California Legislative Committee Shoots Down P3 Bill Along Party Lines

SAN FRANCISCO - California lawmakers killed Gov. Arnold Schwarzenegger's public-private partnership bill in a party-line committee vote this week.

AB 2600 was designed to create a broad authority for the state government to enter into what the Schwarzenegger administration likes to call "performance-based infrastructure" projects.

The bill would have allowed arrangements in which a private partner could have assumed responsibility for delivering, improving, operating, or maintaining governmental facilities, including but not limited to roads.

It failed Tuesday on a 5-to-3 vote in the Assembly Business and Professions Committee. The three "yes" votes came from Schwarzenegger's fellow minority Republicans. The five votes to kill the bill came from majority Democrats.

"Given that California is facing huge budget cuts in this economic downturn, it is irresponsible for legislators to turn down billions of dollars in private-sector funding for infrastructure projects," Schwarzenegger said in a statement issued after the vote. "Why should those billions of dollars go to other states and not California?"

The philosophical divide over P3s was laid out in a report prepared by the committee's staff.

"In general, supporters of public-private partnerships assert that California is not likely to meet the infrastructure needs of a growing population without leveraging private sector capital," the report said.

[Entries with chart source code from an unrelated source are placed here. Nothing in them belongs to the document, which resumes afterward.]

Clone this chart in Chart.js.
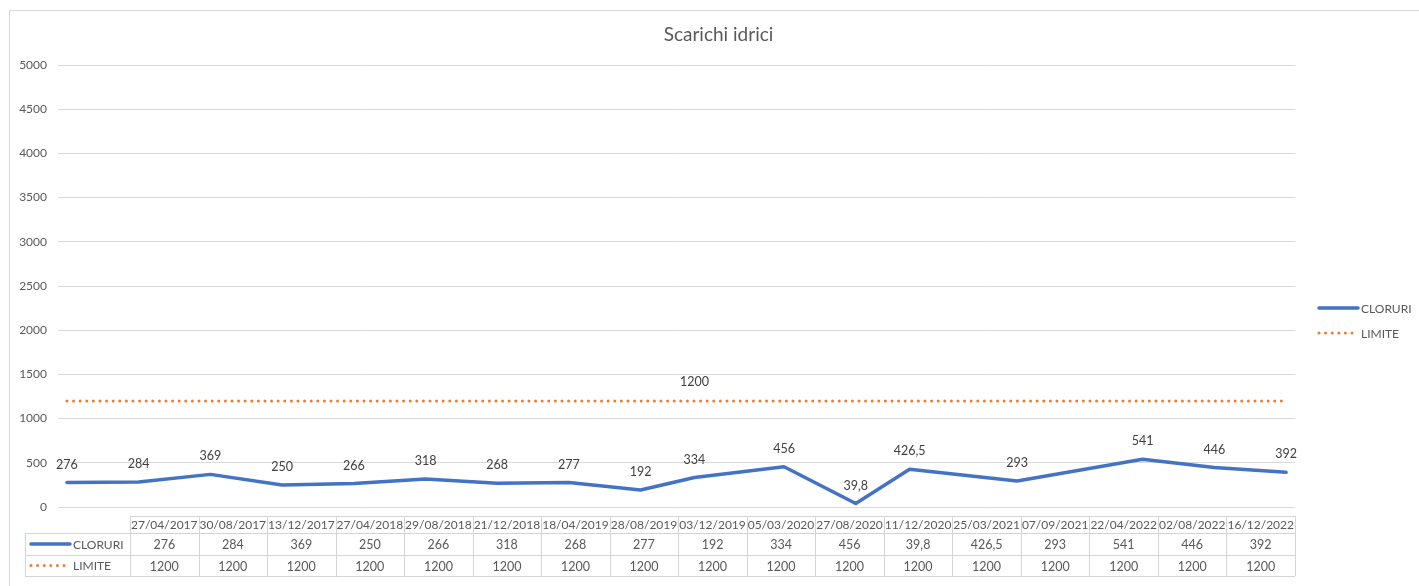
<!DOCTYPE html>
<html>
<head>
<meta charset="utf-8">
<title>Scarichi idrici</title>
<script src="https://cdn.jsdelivr.net/npm/chart.js@4/dist/chart.umd.min.js"></script>
<style>
  html, body { margin: 0; padding: 0; background: #ffffff; }
  #wrap { width: 1419px; height: 586px; position: relative; }
</style>
</head>
<body>
<div id="wrap"><canvas id="chart" width="1419" height="586"></canvas></div>
<script>
// Sampling dates (dd/mm/yyyy) and measured values
const categories = ['27/04/2017', '30/08/2017', '13/12/2017', '27/04/2018', '29/08/2018', '21/12/2018',
  '18/04/2019', '28/08/2019', '03/12/2019', '05/03/2020', '27/08/2020', '11/12/2020',
  '25/03/2021', '07/09/2021', '22/04/2022', '02/08/2022', '16/12/2022'];
const cloruri = [276, 284, 369, 250, 266, 318, 268, 277, 192, 334, 456, 39.8, 426.5, 293, 541, 446, 392];
const limite = [1200, 1200, 1200, 1200, 1200, 1200, 1200, 1200, 1200, 1200, 1200, 1200, 1200, 1200, 1200, 1200, 1200];
const yTicks = [0, 500, 1000, 1500, 2000, 2500, 3000, 3500, 4000, 4500, 5000];
const seriesNames = ['CLORURI', 'LIMITE'];
const chartTitle = 'Scarichi idrici';
// Only one label is shown on the limit line
const limiteLabelIndex = 9;

const FONT = "Lato, 'Open Sans', sans-serif";
const BLUE = '#4472C4';
const ORANGE = '#ED7D31';
const TEXT = '#595959';
const GRID = '#d9d9d9';

// Date axis with monthly base unit: each date sits on its month
function monthOf(s) {
  const p = s.split('/').map(Number);
  return p[2] * 12 + (p[1] - 1);
}
const baseMonth = monthOf(categories[0]);
const xPos = categories.map(c => monthOf(c) - baseMonth);

const fmt = v => String(v).replace('.', ',');

function lineStyle(ctx, idx) {
  if (idx === 0) {
    ctx.strokeStyle = BLUE; ctx.lineWidth = 3.5; ctx.lineCap = 'round'; ctx.setLineDash([]);
  } else {
    ctx.strokeStyle = ORANGE; ctx.lineWidth = 3; ctx.lineCap = 'round'; ctx.setLineDash([0, 6.6]);
  }
}

const decorations = {
  id: 'decorations',
  beforeDraw(chart) {
    const ctx = chart.ctx;
    ctx.save();
    ctx.fillStyle = '#ffffff';
    ctx.fillRect(0, 0, chart.width, chart.height);
    ctx.strokeStyle = GRID;
    ctx.lineWidth = 1;
    ctx.strokeRect(9.5, 10.5, chart.width + 20, chart.height + 20);
    ctx.restore();
  },
  afterDatasetsDraw(chart) {
    const ctx = chart.ctx;
    ctx.save();
    ctx.font = '12.5px ' + FONT;
    ctx.fillStyle = '#404040';
    ctx.textAlign = 'center';
    ctx.textBaseline = 'middle';
    chart.getDatasetMeta(0).data.forEach((pt, i) => {
      ctx.fillText(fmt(cloruri[i]), pt.x, pt.y - 18);
    });
    const lp = chart.getDatasetMeta(1).data[limiteLabelIndex];
    ctx.fillText(fmt(limite[limiteLabelIndex]), lp.x, lp.y - 19);
    ctx.restore();
  },
  afterDraw(chart) {
    const ctx = chart.ctx;
    const area = chart.chartArea;
    ctx.save();

    // Title
    ctx.font = '19px ' + FONT;
    ctx.fillStyle = TEXT;
    ctx.textAlign = 'center';
    ctx.textBaseline = 'middle';
    ctx.fillText(chartTitle, 718.5, 35);

    // Legend on the right
    ctx.font = '12px ' + FONT;
    ctx.textAlign = 'left';
    [308, 333].forEach((y, i) => {
      ctx.save();
      lineStyle(ctx, i);
      ctx.beginPath();
      ctx.moveTo(1319, y);
      ctx.lineTo(i === 0 ? 1358 : 1356, y);
      ctx.stroke();
      ctx.restore();
      ctx.fillStyle = TEXT;
      ctx.fillText(seriesNames[i], 1361, y + 1);
    });

    // Data table under the plot
    const tLeft = 25, cLeft = 130, tRight = area.right;
    const rows = [516, 533, 555, 576];
    const n = categories.length;
    const colW = (tRight - cLeft) / n;
    ctx.strokeStyle = '#d4d4d4';
    ctx.lineWidth = 1;
    ctx.beginPath();
    ctx.moveTo(cLeft, rows[0] + 0.5); ctx.lineTo(tRight, rows[0] + 0.5);
    for (let r = 1; r < rows.length; r++) {
      ctx.moveTo(tLeft, rows[r] + 0.5); ctx.lineTo(tRight, rows[r] + 0.5);
    }
    ctx.moveTo(tLeft + 0.5, rows[1]); ctx.lineTo(tLeft + 0.5, rows[3]);
    for (let c = 0; c <= n; c++) {
      const x = Math.round(cLeft + c * colW) + 0.5;
      ctx.moveTo(x, rows[0]); ctx.lineTo(x, rows[3]);
    }
    ctx.stroke();

    ctx.fillStyle = TEXT;
    ctx.textAlign = 'center';
    ctx.textBaseline = 'middle';
    for (let c = 0; c < n; c++) {
      const cx = cLeft + (c + 0.5) * colW;
      ctx.font = '12px ' + FONT;
      ctx.fillText(categories[c], cx, (rows[0] + rows[1]) / 2 + 1);
      ctx.font = '12.5px ' + FONT;
      ctx.fillText(fmt(cloruri[c]), cx, (rows[1] + rows[2]) / 2 + 1);
      ctx.fillText(fmt(limite[c]), cx, (rows[2] + rows[3]) / 2 + 1);
    }
    // Row keys
    ctx.textAlign = 'left';
    ctx.font = '12px ' + FONT;
    [0, 1].forEach(i => {
      const y = (rows[i + 1] + rows[i + 2]) / 2;
      ctx.save();
      lineStyle(ctx, i);
      ctx.beginPath();
      ctx.moveTo(31, y);
      ctx.lineTo(i === 0 ? 70 : 66, y);
      ctx.stroke();
      ctx.restore();
      ctx.fillStyle = TEXT;
      ctx.fillText(seriesNames[i], 73, y + 1);
    });
    ctx.restore();
  }
};

new Chart(document.getElementById('chart'), {
  type: 'line',
  data: {
    datasets: [
      {
        label: seriesNames[0],
        data: xPos.map((x, i) => ({ x: x, y: cloruri[i] })),
        borderColor: BLUE,
        borderWidth: 3.5,
        borderCapStyle: 'round',
        borderJoinStyle: 'round',
        pointRadius: 0,
        tension: 0,
        fill: false
      },
      {
        label: seriesNames[1],
        data: xPos.map((x, i) => ({ x: x, y: limite[i] })),
        borderColor: ORANGE,
        borderWidth: 3,
        borderDash: [0, 6.6],
        borderCapStyle: 'round',
        pointRadius: 0,
        tension: 0,
        fill: false
      }
    ]
  },
  options: {
    responsive: false,
    animation: false,
    devicePixelRatio: 1,
    layout: { padding: { top: 65, bottom: 79, left: 0, right: 124 } },
    plugins: {
      legend: { display: false },
      title: { display: false },
      tooltip: { enabled: false }
    },
    scales: {
      x: {
        type: 'linear',
        display: false,
        min: xPos[0] - 0.5,
        max: xPos[xPos.length - 1] + 0.5
      },
      y: {
        min: yTicks[0],
        max: yTicks[yTicks.length - 1],
        afterBuildTicks: s => { s.ticks = yTicks.map(v => ({ value: v })); },
        afterFit: s => { s.width = 58; },
        border: { display: false },
        grid: { color: GRID, lineWidth: 1, drawTicks: false },
        ticks: {
          color: TEXT,
          padding: 11,
          font: { family: FONT, size: 12 },
          callback: v => String(v)
        }
      }
    }
  },
  plugins: [decorations]
});
</script>
</body>
</html>
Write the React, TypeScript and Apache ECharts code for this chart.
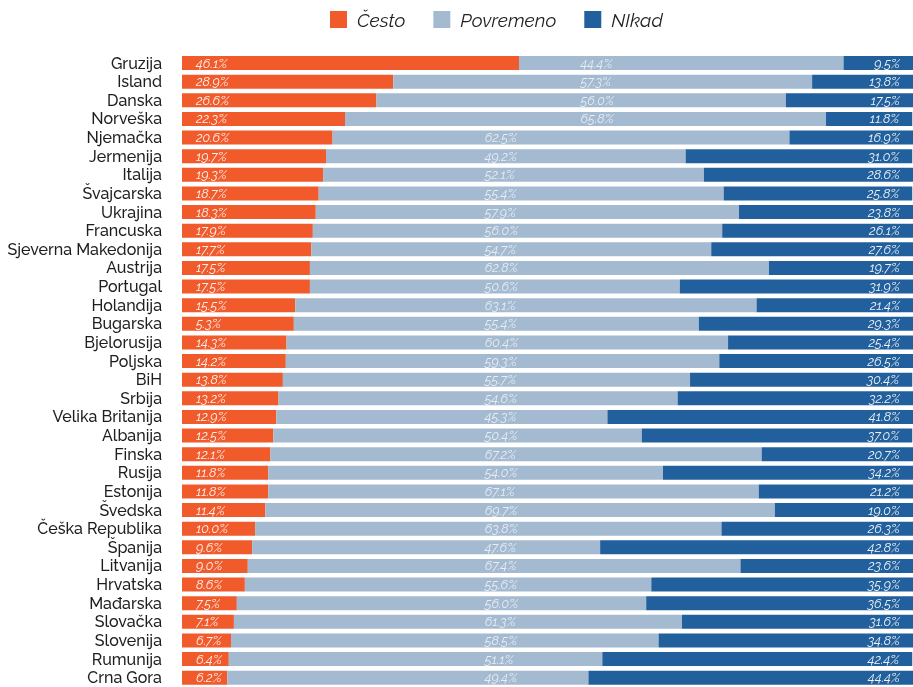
import React, { useEffect, useRef } from "react";
import * as echarts from "echarts";

const categories = [
  "Gruzija", "Island", "Danska", "Norveška", "Njemačka", "Jermenija", "Italija", "Švajcarska",
  "Ukrajina", "Francuska", "Sjeverna Makedonija", "Austrija", "Portugal", "Holandija", "Bugarska",
  "Bjelorusija", "Poljska", "BiH", "Srbija", "Velika Britanija", "Albanija", "Finska", "Rusija",
  "Estonija", "Švedska", "Češka Republika", "Španija", "Litvanija", "Hrvatska", "Mađarska",
  "Slovačka", "Slovenija", "Rumunija", "Crna Gora",
];

const cesto = [
  46.1, 28.9, 26.6, 22.3, 20.6, 19.7, 19.3, 18.7, 18.3, 17.9, 17.7, 17.5, 17.5, 15.5, 15.3,
  14.3, 14.2, 13.8, 13.2, 12.9, 12.5, 12.1, 11.8, 11.8, 11.4, 10.0, 9.6, 9.0, 8.6, 7.5, 7.1,
  6.7, 6.4, 6.2,
];

const povremeno = [
  44.4, 57.3, 56.0, 65.8, 62.5, 49.2, 52.1, 55.4, 57.9, 56.0, 54.7, 62.8, 50.6, 63.1, 55.4,
  60.4, 59.3, 55.7, 54.6, 45.3, 50.4, 67.2, 54.0, 67.1, 69.7, 63.8, 47.6, 67.4, 55.6, 56.0,
  61.3, 58.5, 51.1, 49.4,
];

const nikad = [
  9.5, 13.8, 17.5, 11.8, 16.9, 31.0, 28.6, 25.8, 23.8, 26.1, 27.6, 19.7, 31.9, 21.4, 29.3,
  25.4, 26.5, 30.4, 32.2, 41.8, 37.0, 20.7, 34.2, 21.2, 19.0, 26.3, 42.8, 23.6, 35.9, 36.5,
  31.6, 34.8, 42.4, 44.4,
];

// Label text as printed in the source (Bugarska's "Često" label reads 5.3%)
const cestoLabelOverrides: Record<string, string> = { Bugarska: "5.3%" };

// x (axis value) where the "Povremeno" label is anchored in the source
const povremenoLabelAnchor = [54.5, 54.5, 54.5, 54.5];
const povremenoLabelAnchorDefault = 41.4;

const seriesNames = ["Često", "Povremeno", "NIkad"];
const colors = ["#F15A2B", "#A4BAD1", "#22609D"];

const FONT = "Raleway, 'Open Sans', sans-serif";

export default function App() {
  const ref = useRef<HTMLDivElement>(null);

  useEffect(() => {
    if (!ref.current) return;
    const chart = echarts.init(ref.current, null, { renderer: "svg" });

    const valueLabel = {
      show: true,
      color: "rgba(255,255,255,0.92)",
      fontSize: 13,
      fontStyle: "italic" as const,
      fontFamily: FONT,
      formatter: (p: any) => Number(p.value).toFixed(1) + "%",
    };

    chart.setOption({
      animation: false,
      legend: {
        data: seriesNames,
        left: 330,
        top: 10,
        padding: 0,
        icon: "rect",
        itemWidth: 17,
        itemHeight: 17,
        itemGap: 28,
        textStyle: {
          fontSize: 19,
          fontStyle: "italic",
          color: "#222",
          fontFamily: FONT,
          padding: [0, 0, 0, 5],
        },
      },
      grid: { left: 182, right: 0, top: 53.7, height: 635.8, containLabel: false },
      xAxis: { type: "value", min: 0, max: 100, show: false },
      yAxis: {
        type: "category",
        data: categories,
        inverse: true,
        axisLine: { show: false },
        axisTick: { show: false },
        splitLine: { show: false },
        axisLabel: {
          interval: 0,
          fontSize: 16,
          fontWeight: 500,
          color: "#1e1e1e",
          margin: 20,
          fontFamily: FONT,
        },
      },
      series: [
        {
          name: seriesNames[0],
          type: "bar",
          stack: "total",
          barWidth: 14,
          itemStyle: { color: colors[0] },
          data: cesto.map((v, i) => {
            const o = cestoLabelOverrides[categories[i]];
            return o ? { value: v, label: { formatter: o } } : v;
          }),
          label: { ...valueLabel, position: "insideLeft", distance: 14 },
        },
        {
          name: seriesNames[1],
          type: "bar",
          stack: "total",
          barWidth: 14,
          itemStyle: { color: colors[1] },
          data: povremeno,
          label: { show: false },
        },
        {
          name: seriesNames[2],
          type: "bar",
          stack: "total",
          barWidth: 14,
          itemStyle: { color: colors[2] },
          data: nikad,
          label: { ...valueLabel, position: "insideRight", distance: 13 },
        },
        {
          name: "povremenoLabels",
          type: "scatter",
          symbolSize: 0,
          silent: true,
          z: 5,
          data: povremeno.map((v, i) => [
            povremenoLabelAnchor[i] ?? povremenoLabelAnchorDefault,
            categories[i],
            v,
          ]),
          label: {
            ...valueLabel,
            position: "right",
            distance: 0,
            formatter: (p: any) => Number(p.value[2]).toFixed(1) + "%",
          },
        },
      ],
    });

    return () => chart.dispose();
  }, []);

  return (
    <div
      ref={ref}
      style={{ position: "fixed", left: 0, top: 0, width: 913, height: 687 }}
    />
  );
}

"Opponents assert that public-private partnerships increase costs to taxpayers because a profit margin is built into a fee structure that already includes higher borrowing costs than what is available to public agencies," it said.

One of the formal opponents of the bill was the Professional Engineers in California Government, a union that represents 13,000 state employees.

Since the beginning of 2007, the organization's political action committee reported making more than $700,000 in contributions, almost all to the Democratic Party, party-supported causes, or Democratic candidates - including four of the committee members who voted against the P3 bill.

Schwarzenegger said he would urge lawmakers to reconsider the measure.